Managing finances is a critical aspect of running a successful small business. Bookkeeping, the systematic recording and organizing of financial transactions, is essential for keeping your business’s financial health in check. Here, we’ll cover the basics of small business bookkeeping, why it’s important, and some tips to help you streamline the process.

What is Bookkeeping?

Bookkeeping involves recording daily financial transactions, such as sales, purchases, income, and payments. The primary goal is to maintain accurate and up-to-date financial records, which serve as the foundation for more complex accounting tasks. Proper bookkeeping helps business owners track their cash flow, prepare for taxes, and make informed financial decisions.

Why is Bookkeeping Important?

  1. Financial Management: Accurate bookkeeping provides a clear picture of your business’s financial health, allowing you to manage cash flow, monitor expenses, and plan for growth.
  2. Tax Preparation: With well-maintained financial records, tax preparation becomes much more straightforward. It ensures you have all the necessary documentation and can take advantage of any tax deductions available to your business.
  3. Compliance: Keeping detailed records helps ensure your business complies with financial regulations and reporting requirements.
  4. Business Planning: Financial data from your bookkeeping records can help you create realistic budgets, set financial goals, and develop strategies to achieve them.

Basic Bookkeeping Tasks

  1. Record Transactions: Log every financial transaction, including sales, expenses, and payments. This can be done manually or with bookkeeping software.
  2. Categorize Expenses: Organize expenses into categories (e.g., utilities, office supplies, payroll) to make tracking and reporting easier.
  3. Reconcile Accounts: Regularly compare your records with bank statements to ensure accuracy and catch any discrepancies.
  4. Generate Financial Statements: Prepare income statements, balance sheets, and cash flow statements to understand your business’s financial position.
  5. Maintain Receipts and Invoices: Keep all receipts, invoices, and other financial documents organized and accessible for reference and auditing.
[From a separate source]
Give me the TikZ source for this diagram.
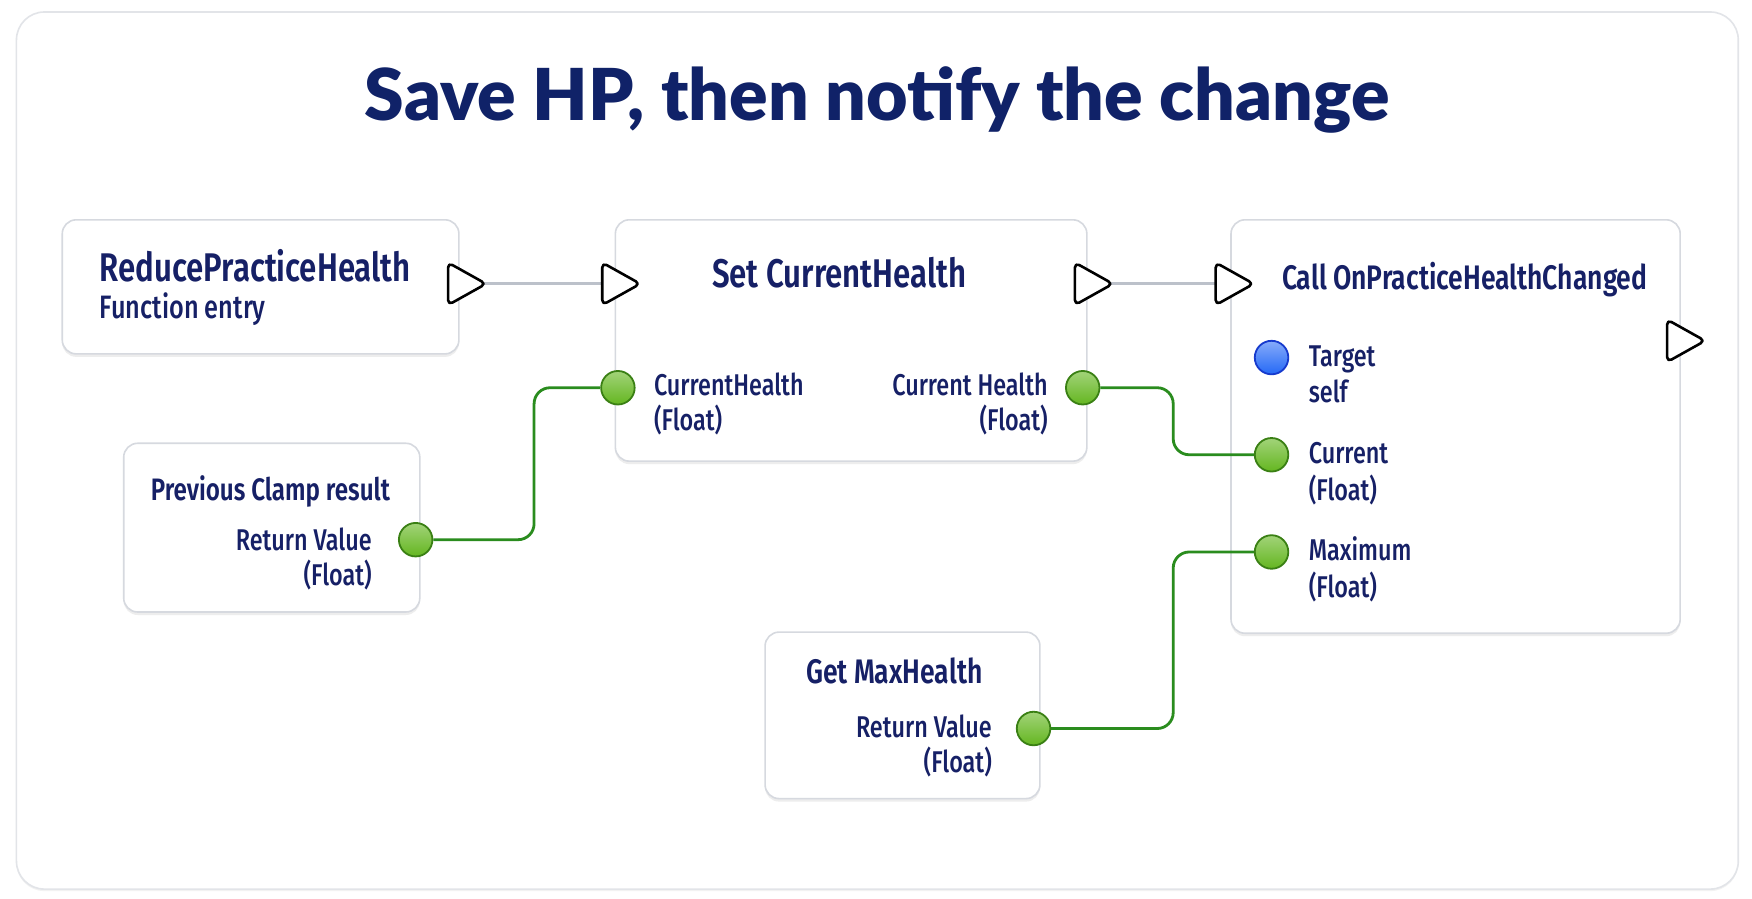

Tips for Effective Bookkeeping

  1. Choose the Right Software: Invest in reliable bookkeeping software like QuickBooks, Xero, or Wave to automate and simplify the process.
  2. Set a Schedule: Dedicate time each week to update your books, reconcile accounts, and review financial reports.
  3. Stay Organized: Keep financial documents and receipts well-organized and stored in a secure location, whether digitally or physically.
  4. Separate Personal and Business Finances: Use separate bank accounts and credit cards for personal and business expenses to avoid confusion and ensure accurate records.
  5. Hire a Professional: Consider hiring a bookkeeper or accountant to manage your books, especially as your business grows. Their expertise can save you time and help avoid costly mistakes.

Common Bookkeeping Mistakes to Avoid

  1. Procrastination: Delaying bookkeeping tasks can lead to errors and a pile-up of work. Consistency is key.
  2. Mixing Personal and Business Expenses: This can lead to inaccurate records and complicate tax preparation.
  3. Not Backing Up Data: Ensure your financial data is backed up regularly to prevent loss due to technical issues or accidents.
  4. Ignoring Small Transactions: Even minor expenses can add up, so record all transactions accurately.
  5. Misclassifying Expenses: Incorrectly categorizing expenses can distort financial reports and affect tax filings.

Conclusion

Bookkeeping might seem daunting, but it’s a vital part of managing a small business. By keeping accurate records, you can better understand your financial situation, plan for the future, and ensure compliance with tax and regulatory requirements. Whether you handle small business bookkeeping yourself or hire a professional, staying on top of your finances is key to your business’s success.